The Britannica article on the history of Alaska covers the full sweep of Alaska’s history from its indigenous peoples through the Russian period, the purchase, and the long road to statehood.

January 3, 1959: Statehood Proclaimed and a New Flag Ordered

Between July 7, 1958, when Eisenhower signed the Alaska Statehood Act, and January 3, 1959, when he signed the formal proclamation of admission, Alaska conducted the elections required to complete the transition to statehood. On August 26, 1958, Alaskans voted overwhelmingly to ratify the Statehood Act in a referendum. They elected William Egan as the first governor and chose their first two United States Senators, Ernest Gruening and Bob Bartlett, both of whom had spent decades working for this moment. Ralph Rivers won election as Alaska’s first United States Representative. The territorial legislature confirmed these choices and established the transition mechanisms for the new state government.
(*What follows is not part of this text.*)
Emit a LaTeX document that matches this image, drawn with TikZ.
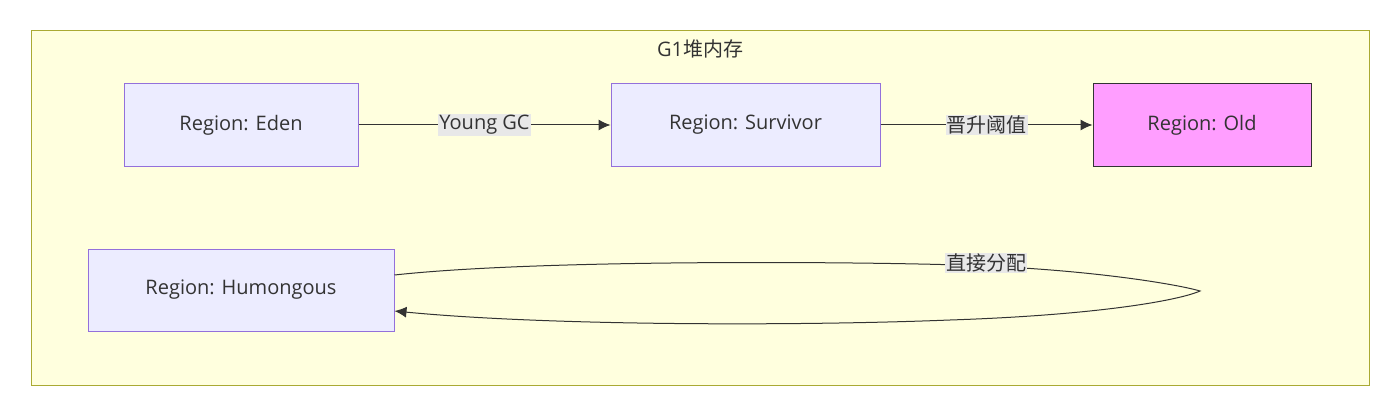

On January 3, 1959, Eisenhower signed Proclamation 3269, formally admitting Alaska as the 49th state. He simultaneously signed an executive order directing the creation of a new design for the United States flag, adding a 49th star. The 49-star flag flew over the country for less than a year, however: Hawaii was admitted on August 21, 1959, requiring a 50th star, and the 50-star flag that has flown ever since became official on July 4, 1960.

Alaska’s admission changed the United States in ways that went beyond the formal addition of a new state. The sheer scale of Alaska was staggering to comprehend. At 586,412 square miles, it was more than twice the size of Texas, which had held the title of largest state since its admission in 1845. Alaska’s admission more than doubled the total land area of the United States. Its 6,640-mile coastline exceeded that of all the other lower forty-eight states combined. Its fisheries were among the richest in the world. Its mountain ranges, including Denali at 20,310 feet, the highest peak in North America, were without rival in the continental United States.

The full economic transformation of Alaska came later. When massive oil reserves were discovered at Prudhoe Bay on the Arctic coastal plain in 1968, Alaska gained the resource wealth that would make it financially independent of federal subsidies. The Trans-Alaska Pipeline, completed in 1977, carried this oil south to the port of Valdez for shipment to refineries, and the royalty revenues it generated funded state government and eventually created the Alaska Permanent Fund, which distributes annual dividends to every Alaskan resident.

The History.com article on Alaska’s admission to the Union covers the January 3, 1959 proclamation and the significance of Alaska’s statehood for American expansion and Cold War strategy.

The men and women who had worked for Alaska statehood for decades understood that what they had achieved on January 3, 1959 was more than a change in political status. It was the recognition that Alaskans were full Americans, entitled to the same representation, the same rights, and the same voice in their own governance that every other American citizen possessed. The territory that had been dismissed as worthless frozen wasteland when Seward purchased it in 1867 had, through the determination of its people and the slow working of democratic politics, become the forty-ninth star on the American flag.